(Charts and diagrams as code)
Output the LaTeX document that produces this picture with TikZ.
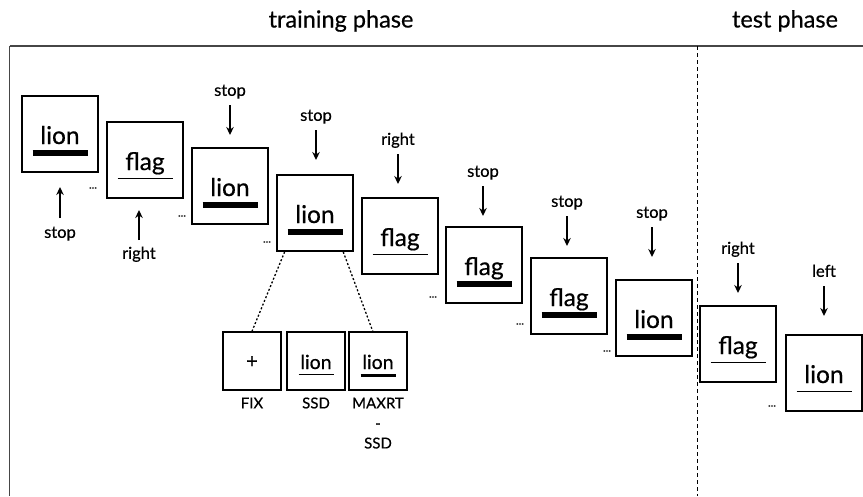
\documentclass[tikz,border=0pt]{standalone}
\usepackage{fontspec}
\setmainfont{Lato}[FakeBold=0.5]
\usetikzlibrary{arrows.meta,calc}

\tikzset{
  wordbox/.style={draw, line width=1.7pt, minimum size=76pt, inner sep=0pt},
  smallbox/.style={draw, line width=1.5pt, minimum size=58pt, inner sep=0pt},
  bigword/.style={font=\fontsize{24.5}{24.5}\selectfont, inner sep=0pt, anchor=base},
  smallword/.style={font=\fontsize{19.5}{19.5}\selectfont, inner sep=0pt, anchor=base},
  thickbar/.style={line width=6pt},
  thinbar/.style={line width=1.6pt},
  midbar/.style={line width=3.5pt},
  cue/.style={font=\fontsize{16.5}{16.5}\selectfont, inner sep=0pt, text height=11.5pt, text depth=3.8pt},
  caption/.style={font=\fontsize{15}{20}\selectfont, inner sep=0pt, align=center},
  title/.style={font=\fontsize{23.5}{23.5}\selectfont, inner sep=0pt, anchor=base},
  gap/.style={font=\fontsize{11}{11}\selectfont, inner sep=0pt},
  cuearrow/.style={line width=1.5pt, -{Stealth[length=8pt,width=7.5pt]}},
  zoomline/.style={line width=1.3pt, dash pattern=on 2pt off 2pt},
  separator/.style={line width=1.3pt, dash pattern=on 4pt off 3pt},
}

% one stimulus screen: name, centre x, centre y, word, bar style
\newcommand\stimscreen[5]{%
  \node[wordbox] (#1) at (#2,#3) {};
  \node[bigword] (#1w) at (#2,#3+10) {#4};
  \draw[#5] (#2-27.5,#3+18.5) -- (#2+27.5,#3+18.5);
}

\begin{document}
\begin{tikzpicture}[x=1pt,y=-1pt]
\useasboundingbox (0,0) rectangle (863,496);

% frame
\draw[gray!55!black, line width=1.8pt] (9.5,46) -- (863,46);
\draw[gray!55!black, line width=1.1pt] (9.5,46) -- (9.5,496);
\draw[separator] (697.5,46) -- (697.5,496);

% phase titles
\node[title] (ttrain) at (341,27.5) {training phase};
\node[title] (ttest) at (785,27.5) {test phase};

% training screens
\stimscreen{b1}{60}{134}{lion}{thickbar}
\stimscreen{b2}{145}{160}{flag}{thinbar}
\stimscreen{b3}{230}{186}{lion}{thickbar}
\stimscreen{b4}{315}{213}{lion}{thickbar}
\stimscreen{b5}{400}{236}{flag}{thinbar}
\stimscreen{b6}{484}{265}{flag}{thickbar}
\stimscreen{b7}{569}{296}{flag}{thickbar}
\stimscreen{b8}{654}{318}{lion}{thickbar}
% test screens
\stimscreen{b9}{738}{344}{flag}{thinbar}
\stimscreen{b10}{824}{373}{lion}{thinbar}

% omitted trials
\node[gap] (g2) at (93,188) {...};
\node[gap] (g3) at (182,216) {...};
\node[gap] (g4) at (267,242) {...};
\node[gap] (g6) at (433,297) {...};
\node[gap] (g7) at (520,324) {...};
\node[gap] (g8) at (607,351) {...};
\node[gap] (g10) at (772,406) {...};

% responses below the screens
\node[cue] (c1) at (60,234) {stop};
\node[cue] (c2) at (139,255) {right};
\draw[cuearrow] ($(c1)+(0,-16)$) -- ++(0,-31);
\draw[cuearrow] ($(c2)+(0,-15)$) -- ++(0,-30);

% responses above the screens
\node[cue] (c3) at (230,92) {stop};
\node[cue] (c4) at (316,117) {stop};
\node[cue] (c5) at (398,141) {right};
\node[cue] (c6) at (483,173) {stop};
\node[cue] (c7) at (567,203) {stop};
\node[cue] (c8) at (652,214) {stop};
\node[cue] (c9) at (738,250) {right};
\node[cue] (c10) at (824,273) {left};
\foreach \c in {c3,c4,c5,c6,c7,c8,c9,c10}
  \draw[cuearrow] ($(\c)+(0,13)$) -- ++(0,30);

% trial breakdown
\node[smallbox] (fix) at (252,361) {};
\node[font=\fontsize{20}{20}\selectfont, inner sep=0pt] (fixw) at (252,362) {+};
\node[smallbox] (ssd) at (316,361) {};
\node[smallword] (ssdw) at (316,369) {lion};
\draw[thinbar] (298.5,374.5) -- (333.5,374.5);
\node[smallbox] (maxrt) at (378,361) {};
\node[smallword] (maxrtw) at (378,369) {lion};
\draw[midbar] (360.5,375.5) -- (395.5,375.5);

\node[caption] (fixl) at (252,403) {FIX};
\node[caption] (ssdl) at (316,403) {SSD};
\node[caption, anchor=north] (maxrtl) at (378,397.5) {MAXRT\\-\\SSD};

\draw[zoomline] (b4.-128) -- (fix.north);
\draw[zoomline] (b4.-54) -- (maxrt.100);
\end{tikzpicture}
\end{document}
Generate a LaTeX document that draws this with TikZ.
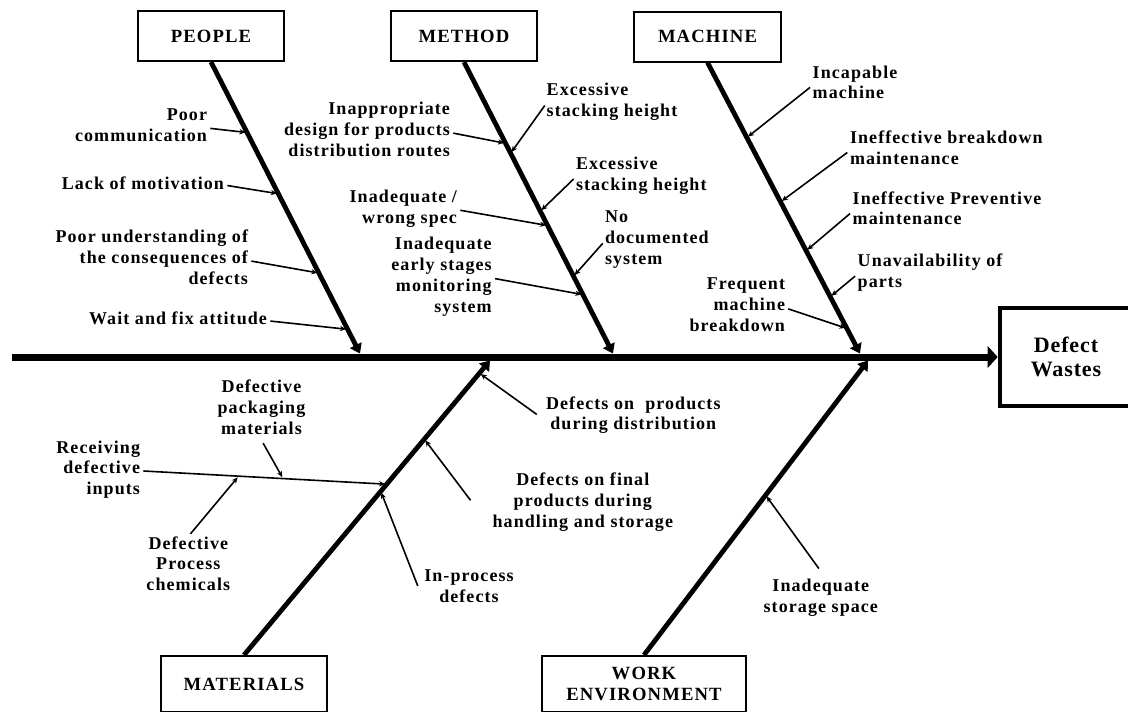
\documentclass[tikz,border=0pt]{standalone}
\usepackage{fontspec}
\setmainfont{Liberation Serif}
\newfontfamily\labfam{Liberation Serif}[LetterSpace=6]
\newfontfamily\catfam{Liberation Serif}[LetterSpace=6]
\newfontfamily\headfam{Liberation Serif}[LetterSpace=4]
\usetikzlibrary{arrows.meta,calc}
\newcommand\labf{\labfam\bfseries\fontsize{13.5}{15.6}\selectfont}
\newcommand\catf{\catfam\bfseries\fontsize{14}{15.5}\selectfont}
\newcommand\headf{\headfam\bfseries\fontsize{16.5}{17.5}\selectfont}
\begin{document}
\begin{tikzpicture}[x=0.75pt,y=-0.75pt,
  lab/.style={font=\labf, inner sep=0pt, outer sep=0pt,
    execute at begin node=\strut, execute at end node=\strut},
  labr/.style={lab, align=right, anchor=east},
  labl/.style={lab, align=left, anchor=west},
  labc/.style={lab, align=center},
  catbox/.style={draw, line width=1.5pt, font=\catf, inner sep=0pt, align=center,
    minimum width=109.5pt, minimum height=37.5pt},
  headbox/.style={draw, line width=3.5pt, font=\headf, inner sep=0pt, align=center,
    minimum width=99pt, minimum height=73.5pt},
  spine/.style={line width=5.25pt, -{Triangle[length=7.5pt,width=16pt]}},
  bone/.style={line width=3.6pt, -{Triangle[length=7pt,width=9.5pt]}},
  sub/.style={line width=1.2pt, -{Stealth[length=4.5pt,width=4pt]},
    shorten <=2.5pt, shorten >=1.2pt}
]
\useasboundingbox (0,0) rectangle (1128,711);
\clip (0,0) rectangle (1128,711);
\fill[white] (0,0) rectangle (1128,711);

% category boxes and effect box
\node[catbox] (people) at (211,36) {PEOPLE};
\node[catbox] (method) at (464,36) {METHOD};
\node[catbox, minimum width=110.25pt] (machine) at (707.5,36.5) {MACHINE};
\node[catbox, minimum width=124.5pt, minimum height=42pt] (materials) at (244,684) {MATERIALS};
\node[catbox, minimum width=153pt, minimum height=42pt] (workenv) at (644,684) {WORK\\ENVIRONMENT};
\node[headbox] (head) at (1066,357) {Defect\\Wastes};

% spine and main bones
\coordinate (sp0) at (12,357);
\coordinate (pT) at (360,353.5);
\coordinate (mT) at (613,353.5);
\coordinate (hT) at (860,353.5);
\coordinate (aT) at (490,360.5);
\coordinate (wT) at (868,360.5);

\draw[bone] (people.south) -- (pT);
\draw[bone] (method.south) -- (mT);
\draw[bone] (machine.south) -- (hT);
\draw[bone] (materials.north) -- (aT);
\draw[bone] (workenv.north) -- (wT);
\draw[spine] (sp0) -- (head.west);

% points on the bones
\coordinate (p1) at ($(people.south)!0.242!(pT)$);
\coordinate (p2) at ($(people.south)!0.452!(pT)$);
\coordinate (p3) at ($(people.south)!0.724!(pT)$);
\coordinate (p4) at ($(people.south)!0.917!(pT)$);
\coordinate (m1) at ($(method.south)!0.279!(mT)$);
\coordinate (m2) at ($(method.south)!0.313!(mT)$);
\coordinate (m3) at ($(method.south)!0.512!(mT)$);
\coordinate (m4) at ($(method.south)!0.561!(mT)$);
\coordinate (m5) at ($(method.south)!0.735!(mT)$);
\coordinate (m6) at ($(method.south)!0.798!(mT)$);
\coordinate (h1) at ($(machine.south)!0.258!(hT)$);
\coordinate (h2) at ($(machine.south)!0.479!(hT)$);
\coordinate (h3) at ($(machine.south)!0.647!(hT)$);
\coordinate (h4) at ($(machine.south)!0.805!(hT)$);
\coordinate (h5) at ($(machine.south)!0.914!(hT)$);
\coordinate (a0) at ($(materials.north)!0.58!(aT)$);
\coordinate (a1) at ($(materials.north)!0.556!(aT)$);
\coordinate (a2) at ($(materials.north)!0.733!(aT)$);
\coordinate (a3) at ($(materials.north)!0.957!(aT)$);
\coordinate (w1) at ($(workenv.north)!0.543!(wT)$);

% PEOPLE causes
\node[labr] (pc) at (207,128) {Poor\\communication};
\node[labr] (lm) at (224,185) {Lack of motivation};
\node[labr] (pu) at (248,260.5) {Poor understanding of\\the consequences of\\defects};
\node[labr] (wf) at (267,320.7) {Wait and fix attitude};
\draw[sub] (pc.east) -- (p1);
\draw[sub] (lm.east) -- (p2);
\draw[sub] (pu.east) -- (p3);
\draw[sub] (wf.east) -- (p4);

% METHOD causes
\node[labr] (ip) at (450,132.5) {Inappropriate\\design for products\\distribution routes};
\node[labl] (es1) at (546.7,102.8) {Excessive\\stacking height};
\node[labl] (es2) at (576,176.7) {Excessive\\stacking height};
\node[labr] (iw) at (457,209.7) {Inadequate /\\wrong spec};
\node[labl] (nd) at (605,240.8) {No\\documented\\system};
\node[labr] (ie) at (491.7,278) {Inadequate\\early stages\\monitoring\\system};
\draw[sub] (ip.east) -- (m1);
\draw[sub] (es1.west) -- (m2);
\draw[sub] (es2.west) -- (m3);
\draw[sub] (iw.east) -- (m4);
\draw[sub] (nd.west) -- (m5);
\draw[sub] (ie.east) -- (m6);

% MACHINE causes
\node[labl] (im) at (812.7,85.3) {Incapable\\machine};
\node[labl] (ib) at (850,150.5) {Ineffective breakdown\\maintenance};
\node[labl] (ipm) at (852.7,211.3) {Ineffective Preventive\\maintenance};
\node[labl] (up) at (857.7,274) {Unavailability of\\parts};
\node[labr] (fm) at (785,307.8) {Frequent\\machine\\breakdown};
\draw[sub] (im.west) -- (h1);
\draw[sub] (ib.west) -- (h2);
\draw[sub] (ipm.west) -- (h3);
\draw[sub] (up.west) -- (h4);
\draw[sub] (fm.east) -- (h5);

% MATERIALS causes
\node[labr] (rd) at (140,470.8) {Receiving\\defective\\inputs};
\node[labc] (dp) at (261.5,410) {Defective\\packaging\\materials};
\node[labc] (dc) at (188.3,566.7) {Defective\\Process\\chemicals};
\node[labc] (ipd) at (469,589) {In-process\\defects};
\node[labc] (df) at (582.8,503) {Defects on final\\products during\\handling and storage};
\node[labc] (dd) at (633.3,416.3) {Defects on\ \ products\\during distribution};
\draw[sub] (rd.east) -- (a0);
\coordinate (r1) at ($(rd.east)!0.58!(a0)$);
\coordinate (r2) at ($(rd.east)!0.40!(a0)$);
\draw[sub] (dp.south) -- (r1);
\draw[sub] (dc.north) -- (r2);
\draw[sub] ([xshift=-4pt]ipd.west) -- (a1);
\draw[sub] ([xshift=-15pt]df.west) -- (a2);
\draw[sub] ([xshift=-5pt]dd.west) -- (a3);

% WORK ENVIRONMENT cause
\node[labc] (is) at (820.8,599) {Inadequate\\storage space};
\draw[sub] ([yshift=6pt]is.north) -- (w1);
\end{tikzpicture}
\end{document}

WHAT YOU ARE ASKED TO DO:
Only the lines from the top of the data through the line with "(0,0) rectangle (863,496);" should be quoted, exactly and with both ends kept; skip the pictures.

RESPONSE TO THIS EXERCISE:
Output the LaTeX document that produces this picture with TikZ.
\documentclass[tikz,border=0pt]{standalone}
\usepackage{fontspec}
\setmainfont{Lato}[FakeBold=0.5]
\usetikzlibrary{arrows.meta,calc}

\tikzset{
  wordbox/.style={draw, line width=1.7pt, minimum size=76pt, inner sep=0pt},
  smallbox/.style={draw, line width=1.5pt, minimum size=58pt, inner sep=0pt},
  bigword/.style={font=\fontsize{24.5}{24.5}\selectfont, inner sep=0pt, anchor=base},
  smallword/.style={font=\fontsize{19.5}{19.5}\selectfont, inner sep=0pt, anchor=base},
  thickbar/.style={line width=6pt},
  thinbar/.style={line width=1.6pt},
  midbar/.style={line width=3.5pt},
  cue/.style={font=\fontsize{16.5}{16.5}\selectfont, inner sep=0pt, text height=11.5pt, text depth=3.8pt},
  caption/.style={font=\fontsize{15}{20}\selectfont, inner sep=0pt, align=center},
  title/.style={font=\fontsize{23.5}{23.5}\selectfont, inner sep=0pt, anchor=base},
  gap/.style={font=\fontsize{11}{11}\selectfont, inner sep=0pt},
  cuearrow/.style={line width=1.5pt, -{Stealth[length=8pt,width=7.5pt]}},
  zoomline/.style={line width=1.3pt, dash pattern=on 2pt off 2pt},
  separator/.style={line width=1.3pt, dash pattern=on 4pt off 3pt},
}

% one stimulus screen: name, centre x, centre y, word, bar style
\newcommand\stimscreen[5]{%
  \node[wordbox] (#1) at (#2,#3) {};
  \node[bigword] (#1w) at (#2,#3+10) {#4};
  \draw[#5] (#2-27.5,#3+18.5) -- (#2+27.5,#3+18.5);
}

\begin{document}
\begin{tikzpicture}[x=1pt,y=-1pt]
\useasboundingbox (0,0) rectangle (863,496);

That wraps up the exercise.